I just looked up Effingham. In a sort of a small word type of thing my wife grew up in Benton.
@Wayne, I would take a serious look at real Tri bikes as the position you are used to on a recumbent is more open and a regular road bike will probably make you want to sit up to use your muscles in a similar way whre the Tri bike is almost an upside down version of your recumbent position.
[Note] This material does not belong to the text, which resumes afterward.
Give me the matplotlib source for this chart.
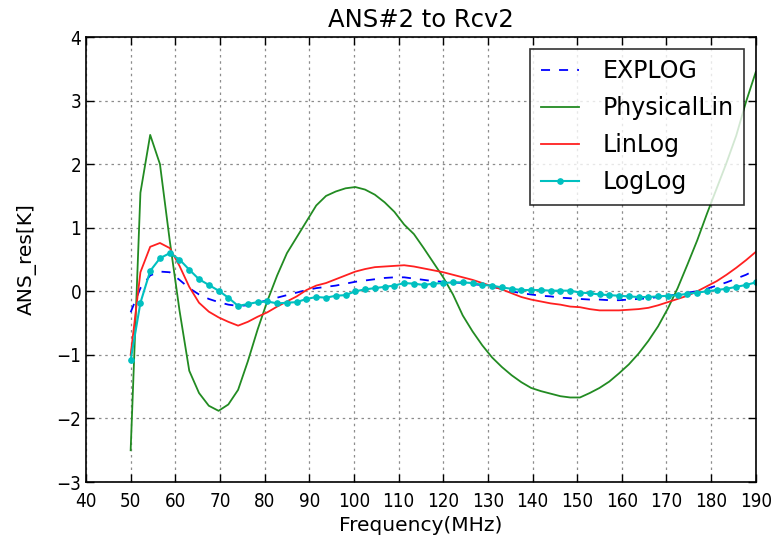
import numpy as np
import matplotlib
matplotlib.use("Agg")
import matplotlib.pyplot as plt

freq = np.linspace(50, 190, 65)

explog = [-0.33, 0.05, 0.25, 0.31, 0.30, 0.18, 0.05, -0.05, -0.12, -0.17,
          -0.21, -0.23, -0.22, -0.18, -0.14, -0.10, -0.06, -0.02, 0.02, 0.05,
          0.07, 0.09, 0.12, 0.15, 0.17, 0.19, 0.21, 0.22, 0.22, 0.20,
          0.18, 0.16, 0.15, 0.14, 0.13, 0.11, 0.10, 0.07, 0.04, 0.00,
          -0.03, -0.05, -0.07, -0.08, -0.10, -0.11, -0.12, -0.13, -0.13, -0.14,
          -0.14, -0.13, -0.12, -0.11, -0.09, -0.07, -0.05, -0.02, 0.00, 0.04,
          0.09, 0.14, 0.20, 0.26, 0.34]

physlin = [-2.50, 1.55, 2.46, 2.00, 0.80, -0.30, -1.25, -1.60, -1.80, -1.88,
           -1.78, -1.55, -1.10, -0.60, -0.15, 0.25, 0.60, 0.85, 1.10, 1.35,
           1.50, 1.57, 1.62, 1.64, 1.60, 1.52, 1.40, 1.25, 1.05, 0.90,
           0.68, 0.45, 0.22, -0.05, -0.38, -0.63, -0.85, -1.04, -1.19, -1.32,
           -1.43, -1.52, -1.57, -1.61, -1.65, -1.67, -1.67, -1.60, -1.52, -1.42,
           -1.29, -1.15, -0.98, -0.78, -0.55, -0.27, 0.05, 0.42, 0.80, 1.22,
           1.62, 2.02, 2.45, 2.98, 3.45]

linlog = [-1.00, 0.30, 0.70, 0.76, 0.68, 0.40, 0.07, -0.18, -0.32, -0.41,
          -0.48, -0.54, -0.48, -0.40, -0.33, -0.24, -0.16, -0.08, 0.02, 0.09,
          0.13, 0.19, 0.25, 0.31, 0.35, 0.38, 0.39, 0.40, 0.41, 0.39,
          0.36, 0.33, 0.30, 0.26, 0.22, 0.18, 0.13, 0.08, 0.03, -0.03,
          -0.09, -0.13, -0.16, -0.19, -0.21, -0.24, -0.25, -0.28, -0.30, -0.30,
          -0.30, -0.29, -0.28, -0.26, -0.22, -0.17, -0.12, -0.07, 0.00, 0.08,
          0.16, 0.26, 0.37, 0.49, 0.62]

loglog = [-1.08, -0.18, 0.32, 0.52, 0.60, 0.50, 0.34, 0.19, 0.10, 0.01,
          -0.10, -0.23, -0.20, -0.17, -0.16, -0.19, -0.18, -0.17, -0.12, -0.09,
          -0.10, -0.07, -0.06, 0.00, 0.03, 0.05, 0.07, 0.09, 0.13, 0.12,
          0.10, 0.12, 0.13, 0.14, 0.14, 0.13, 0.10, 0.09, 0.06, 0.04,
          0.02, 0.02, 0.02, 0.01, 0.01, 0.01, -0.02, -0.03, -0.05, -0.06,
          -0.07, -0.08, -0.09, -0.09, -0.08, -0.07, -0.06, -0.04, -0.02, 0.00,
          0.02, 0.04, 0.07, 0.10, 0.14]

xticks = list(range(40, 191, 10))
yticks = list(range(-3, 5))

plt.rcParams['font.family'] = ['DejaVu Sans']
fig = plt.figure(figsize=(7.72, 5.41), dpi=100, facecolor='white')
ax = fig.add_axes([0.1114, 0.109, 0.8676, 0.8226])

ax.plot(freq, explog, color='#0000ff', linestyle=(0, (5, 5)), linewidth=1.3, label='EXPLOG')
ax.plot(freq, physlin, color='#228b22', linewidth=1.3, label='PhysicalLin')
ax.plot(freq, linlog, color='#ff2020', linewidth=1.3, label='LinLog')
ax.plot(freq, loglog, color='#00c0c0', linewidth=1.5, marker='o', markersize=3.8,
        label='LogLog')

ax.set_xlim(40, 190)
ax.set_ylim(-3, 4)
ax.set_xticks(xticks)
ax.set_yticks(yticks)
ax.tick_params(direction='in', top=True, right=True, labelsize=13.5, length=6, width=1)
ax.tick_params(axis='x', pad=7)
for lab in ax.get_xticklabels() + ax.get_yticklabels():
    lab.set_fontstretch('condensed')
ax.grid(True, color='0.55', linestyle=(0, (2, 3)), linewidth=0.9)
for s in ax.spines.values():
    s.set_linewidth(1.2)

ax.set_title('ANS#2 to Rcv2', fontsize=17.5, pad=7)
ax.set_xlabel('Frequency(MHz)', fontsize=14.5, labelpad=4)
ax.set_ylabel('ANS_res[K]', fontsize=14.5, labelpad=14)

leg = ax.legend(loc='upper right', fontsize=17, frameon=True, fancybox=False,
                edgecolor='black', handlelength=1.6, handletextpad=1.0,
                borderpad=0.45, labelspacing=0.55, borderaxespad=0.5)
leg.get_frame().set_linewidth(1.2)

fig.savefig('out.png', dpi=100, facecolor='white')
I would also strongly recommend that you get a compact crank as it will give you almost the range of a triple and if you use an 11-28 cluster on the rear you should be able to spin to your hearts content,
@ Linda, I would also recommend taking a good look at some true TRI bikes as the Specialized Allez that you are currently riding is a good road bike and the newer bikes you are looking at while very nice and probably lighter than your current won't ride significantly differently (assuming you have a proper fit). Fit is everything in a bike, I would spend money on a good fit rather than a new bike unless there is a significant reason to change (bike can't be adjusted to fit being the first) such as a bike not suited to your riding, or wanting to improve your aero position (Tri Bike). As to the fear of different bars doing having different functions, if you are riding in groups a lot then you want to be in a position with your hands on the brakes. If you have open roads where you can see what is coming at you you should be able to handle riding in the aero position and when you see something coming up you sit up so your hands are on the brakes.
I rode a Road Bike, with attached aero bars for the first couple of years doing triathlons, and you can certainly get the job done in that set-up. Any bike will get you 56 miles down the road, far fewer will leave you with fresh enough legs to immediately run a half marathon. When I did finally purchase a tri-bike, I immediately felt the difference in comfort, average speed, and leg freshness after riding. As Don mentioned, a huge part of the speed, comfort, and leg freshness I experienced was because of the bike fitting that I had, and not a pure result of buying a new tri-bike.
With your stated goal of completing a half ironman, I think getting a tri-bike is a good idea. If you have an indoor trainer, you can use that to help you get accustomed to the feel of riding using aero bars.
I have my brand favorites, but they are almost meaningless to another individual because of the differences in our body; leg length, arm reach, flexibility, etc. By getting a bike fit analysis first, it will help you narrow down the list of best choice bikes, and will be money well-spent with respect to return-on-investment.
Best of luck with you search, and final decision.